Żandarmeria zatrzymała dziś trzy osoby, w tym byłego dowódcę generalnego rodzajów sił zbrojnych gen. Lecha M. w związku z organizacją pokazów lotniczych "Air Show" w Radomiu w latach 2010-2015 - donosi portal tvp.info. O sprawie jako pierwsza pisała Niezalezna.pl.
Jak wskazali śledczy, w sprawie doszło do szeregu nieprawidłowości związanych z wyborem organizatora pokazów lotniczych oraz nieprawidłowości w gospodarowaniu środkami na organizację "Air Show". Podejrzewani mają usłyszeć zarzuty przekroczenia uprawnień służbowych w celu osiągnięcia korzyści majątkowych oraz przywłaszczenia mienia znacznej wartości.
Jak poinformował w rozmowie z portalem tvp.info prokurator Łukasz Łapczyński z Prokuratury Okręgowej w Warszawie, obok Lecha M. zatrzymani zostali również: szef oddziału ekonomiczno–finansowego dowództwa generalnego rodzajów sił zbrojnych Dariusz M. i prezes zarządu stowarzyszenia SWAT płk rez.
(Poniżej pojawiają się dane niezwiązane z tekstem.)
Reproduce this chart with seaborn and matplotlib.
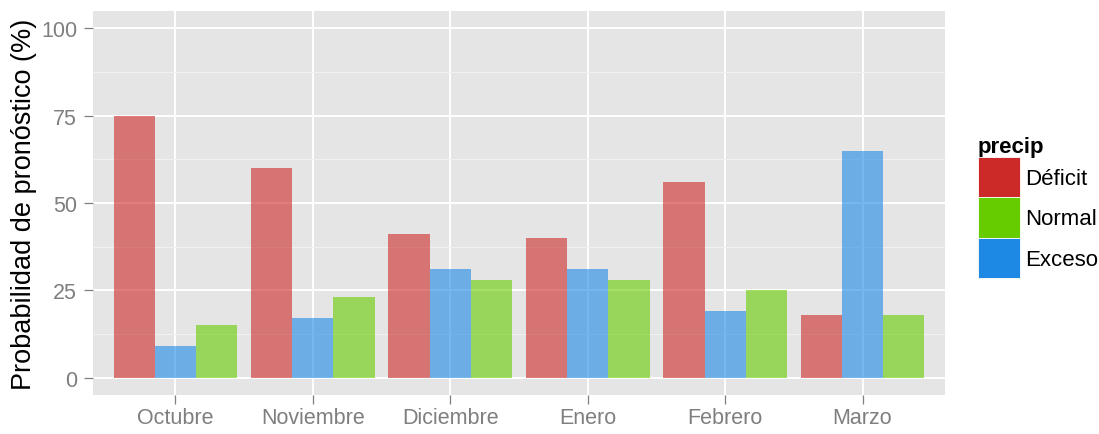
import matplotlib
matplotlib.use("Agg")
import matplotlib.pyplot as plt
import matplotlib.patches as mpatches
from matplotlib.ticker import MultipleLocator
import seaborn as sns
import pandas as pd

months = ["Octubre", "Noviembre", "Diciembre", "Enero", "Febrero", "Marzo"]
deficit = [75, 60, 41, 40, 56, 18]
exceso = [9, 17, 31, 31, 19, 65]
normal = [15, 23, 28, 28, 25, 18]
bar_order = ["Déficit", "Exceso", "Normal"]
legend_order = ["Déficit", "Normal", "Exceso"]
colors = {"Déficit": "#CC2929", "Normal": "#66CC00", "Exceso": "#1E88E5"}

rows = []
for cat, vals in zip(["Déficit", "Exceso", "Normal"], [deficit, exceso, normal]):
    for m, v in zip(months, vals):
        rows.append({"mes": m, "precip": cat, "prob": v})
df = pd.DataFrame(rows)

sns.set_theme(style="darkgrid", rc={
    "axes.facecolor": "#E5E5E5",
    "grid.color": "white",
    "axes.edgecolor": "none",
})
plt.rcParams["font.family"] = ["Liberation Sans", "DejaVu Sans"]

fig = plt.figure(figsize=(10.99, 4.35), dpi=100)
ax = fig.add_axes([93 / 1099, 39 / 435, 852 / 1099, 384 / 435])

sns.barplot(data=df, x="mes", y="prob", hue="precip", order=months,
            hue_order=bar_order, palette=colors, alpha=0.6, width=0.9,
            saturation=1, errorbar=None, legend=False, ax=ax, zorder=3,
            linewidth=0)

ax.set_xlim(-0.6, 5.6)
ax.set_ylim(-5, 105)
ax.set_yticks([0, 25, 50, 75, 100])
ax.yaxis.set_minor_locator(MultipleLocator(12.5))
ax.grid(True, which="major", color="white", linewidth=1.4, zorder=0)
ax.grid(True, which="minor", axis="y", color="#F2F2F2", linewidth=0.7, zorder=0)
ax.set_axisbelow(True)
ax.tick_params(axis="both", which="major", length=6.5, width=0.9, color="#7F7F7F",
               labelcolor="#7F7F7F", labelsize=15.5, direction="out",
               bottom=True, left=True)
ax.tick_params(axis="x", which="major", pad=2)
ax.tick_params(axis="y", which="major", pad=5)
ax.tick_params(axis="y", which="minor", length=0)
ax.set_xlabel("")
ax.set_ylabel("Probabilidad de pronóstico (%)", fontsize=19.5, color="black", labelpad=3)
for s in ax.spines.values():
    s.set_visible(False)

handles = [mpatches.Patch(facecolor=colors[k], edgecolor="white", linewidth=0.6, label=k)
           for k in legend_order]
leg = fig.legend(handles=handles, title="precip", loc="upper left",
                 bbox_to_anchor=(978 / 1099, 1 - 137 / 435), frameon=False,
                 fontsize=16, title_fontsize=16, handlelength=1.9, handleheight=2.42,
                 labelspacing=0, handletextpad=0.22, borderpad=0, borderaxespad=0)
leg.get_title().set_fontweight("bold")
leg.get_title().set_color("black")
for t in leg.get_texts():
    t.set_color("black")
leg._legend_box.align = "left"

fig.savefig("out.png", dpi=100, facecolor="white")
Ryszard P. Zatrzymań dokonano w toku prowadzonego przez Wydział ds. Wojskowych Prokuratury Okręgowej w Warszawie śledztwa w sprawie m.in. niedopełniania obowiązków służbowych oraz działania na szkodę interesu publicznego w latach 2010-2015 przy organizacji "Air Show".
Pierwszy o sprawie pisał portal niezalezna.pl.
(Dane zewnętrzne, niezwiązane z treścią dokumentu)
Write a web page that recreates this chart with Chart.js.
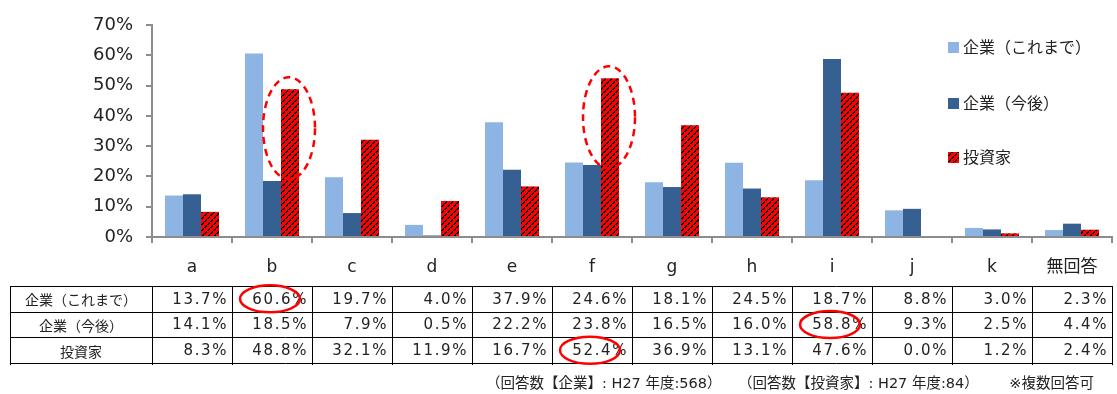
<!DOCTYPE html>
<html>
<head>
<meta charset="utf-8">
<script src="https://cdn.jsdelivr.net/npm/chart.js@4"></script>
<style>
  body { margin: 0; background: #fff; }
  #wrap { width: 1117px; height: 394px; position: relative; }
</style>
</head>
<body>
<div id="wrap"><canvas id="chart"></canvas></div>
<script>
const categories = ["a", "b", "c", "d", "e", "f", "g", "h", "i", "j", "k", "無回答"];
const seriesNames = ["企業（これまで）", "企業（今後）", "投資家"];
const companyPast = [13.7, 60.6, 19.7, 4.0, 37.9, 24.6, 18.1, 24.5, 18.7, 8.8, 3.0, 2.3];
const companyFuture = [14.1, 18.5, 7.9, 0.5, 22.2, 23.8, 16.5, 16.0, 58.8, 9.3, 2.5, 4.4];
const investors = [8.3, 48.8, 32.1, 11.9, 16.7, 52.4, 36.9, 13.1, 47.6, 0.0, 1.2, 2.4];
const yTicks = [0, 10, 20, 30, 40, 50, 60, 70];

// highlighted things in the source
const barCircles = [1, 5];                 // investor bars with dashed ellipse
const cellCircles = [[0, 1], [2, 5], [1, 8]]; // [row, col] circled in table

const footnotes = ["（回答数【企業】: H27 年度:568）", "（回答数【投資家】: H27 年度:84）", "※複数回答可"];

const FONT = "'DejaVu Sans', 'Noto Sans CJK JP', sans-serif";
const JP = "'Noto Sans CJK JP', sans-serif";

function makeHatch() {
  const c = document.createElement("canvas");
  c.width = 6; c.height = 6;
  const g = c.getContext("2d");
  g.fillStyle = "#ff0000";
  g.fillRect(0, 0, 6, 6);
  g.fillStyle = "#000";
  for (let i = 0; i < 6; i++) {
    g.fillRect(i, 5 - i, i % 3 === 2 ? 1 : 2, 1);
  }
  return g.createPattern(c, "repeat");
}
const hatch = makeHatch();
const colors = ["#8db4e2", "#376092", hatch];
const seriesData = [companyPast, companyFuture, investors];

const overlay = {
  id: "overlay",
  afterDraw(chart) {
    const { ctx, chartArea, scales: { x } } = chart;
    const step = x.getPixelForValue(1) - x.getPixelForValue(0);
    ctx.save();

    // dashed ellipses on investor bars
    const meta = chart.getDatasetMeta(2);
    ctx.strokeStyle = "#ff0000";
    ctx.lineWidth = 2.5;
    ctx.setLineDash([7, 5]);
    barCircles.forEach(i => {
      const bar = meta.data[i];
      ctx.beginPath();
      ctx.ellipse(bar.x - 1, bar.y + 39, 26, 51, 0, 0, Math.PI * 2);
      ctx.stroke();
    });
    ctx.setLineDash([]);

    // legend
    const lx = 948, ly = [47, 103, 157];
    ctx.font = "16px " + JP;
    ctx.textBaseline = "middle";
    ctx.textAlign = "left";
    seriesNames.forEach((n, i) => {
      ctx.fillStyle = colors[i];
      ctx.fillRect(lx, ly[i] - 5, 11, 11);
      ctx.fillStyle = "#222";
      ctx.fillText(n, lx + 15, ly[i]);
    });

    // data table
    const top = chartArea.bottom + 49, rowH = 25.7, left = 10;
    const right = x.getPixelForValue(categories.length - 1) + step / 2;
    ctx.strokeStyle = "#000";
    ctx.lineWidth = 1;
    for (let r = 0; r <= 3; r++) {
      const y = Math.round(top + r * rowH) + 0.5;
      ctx.beginPath(); ctx.moveTo(left, y); ctx.lineTo(right, y); ctx.stroke();
    }
    const vx = [left, chartArea.left];
    for (let i = 0; i < categories.length; i++) vx.push(x.getPixelForValue(i) + step / 2);
    vx.forEach(v => {
      const xx = Math.round(v) + 0.5;
      ctx.beginPath(); ctx.moveTo(xx, top); ctx.lineTo(xx, top + 3 * rowH + 2); ctx.stroke();
    });

    ctx.fillStyle = "#222";
    seriesNames.forEach((n, r) => {
      const cy = top + (r + 0.5) * rowH + 1;
      ctx.font = "14px " + JP;
      ctx.textAlign = "center";
      ctx.letterSpacing = "0px";
      ctx.fillText(n, (left + chartArea.left) / 2, cy);
      ctx.font = "15px " + FONT;
      ctx.textAlign = "right";
      ctx.letterSpacing = "1.6px";
      seriesData[r].forEach((v, i) => {
        const cr = x.getPixelForValue(i) + step / 2;
        ctx.fillText(v.toFixed(1) + "%", cr - 4, cy);
      });
    });
    ctx.letterSpacing = "0px";

    // red circles in table
    ctx.strokeStyle = "#ff0000";
    ctx.lineWidth = 2.5;
    cellCircles.forEach(([r, c]) => {
      const cx = x.getPixelForValue(c) - 2;
      const cy = top + (r + 0.5) * rowH;
      ctx.beginPath();
      ctx.ellipse(cx, cy, 30, 13.5, 0, 0, Math.PI * 2);
      ctx.stroke();
    });

    // footnotes
    ctx.fillStyle = "#222";
    ctx.font = "14.5px " + FONT;
    ctx.textAlign = "left";
    ctx.fillText(footnotes[0], 486, 384);
    ctx.fillText(footnotes[1], 738, 384);
    ctx.textAlign = "right";
    ctx.fillText(footnotes[2], 1094, 384);
    ctx.restore();
  }
};

new Chart(document.getElementById("chart"), {
  type: "bar",
  data: {
    labels: categories,
    datasets: seriesData.map((d, i) => ({
      label: seriesNames[i],
      data: d,
      backgroundColor: colors[i],
      borderWidth: 0,
      categoryPercentage: 0.675,
      barPercentage: 1
    }))
  },
  options: {
    responsive: true,
    maintainAspectRatio: false,
    animation: false,
    layout: { padding: { top: 25, right: 5, left: 0, bottom: 0 } },
    plugins: { legend: { display: false }, tooltip: { enabled: false } },
    scales: {
      x: {
        afterFit: s => { s.height = 157; },
        grid: { offset: true, drawOnChartArea: false, tickLength: 6, color: "#8c8c8c", lineWidth: 2 },
        border: { color: "#8c8c8c", width: 2 },
        ticks: { color: "#222", font: { family: FONT, size: 17 }, padding: 14, maxRotation: 0 }
      },
      y: {
        min: 0, max: 70,
        afterFit: s => { s.width = 152; },
        afterBuildTicks: s => { s.ticks = yTicks.map(v => ({ value: v })); },
        grid: { drawOnChartArea: false, tickLength: 6, color: "#8c8c8c", lineWidth: 2 },
        border: { color: "#8c8c8c", width: 2 },
        ticks: { color: "#222", font: { family: FONT, size: 18 }, padding: 13, callback: v => v + "%" }
      }
    }
  },
  plugins: [overlay]
});
</script>
</body>
</html>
Impreza lotnicza Air Show w Radomiu organizowana jest za publiczne pieniądze. Jak wynika z informacji, do których dotarliśmy, zyski z organizacji imprezy czerpie niemal wyłącznie Wojskowe Stowarzyszenie Społeczno-Kulturalne „SWAT”. Organizacja, kierowana przez byłego pułkownika Wojska Polskiego została dołączona do współpracy przy show bez przeprowadzenia procedury przetargowej. Władze stowarzyszenia twierdzą, że przetarg nie był konieczny, a na organizacji show nie zarabia"
- informowaliśmy w 2015 roku.
CZYTAJ WIĘCEJ: Kto zarabia na Air Show w Radomiu? Dziennikarskie śledztwo portalu niezalezna.pl
Prok. Łapczyński zapowiedział też, że czynności procesowe z zatrzymanymi oficerami będą wykonywane dzisiaj po doprowadzeniu do prokuratury.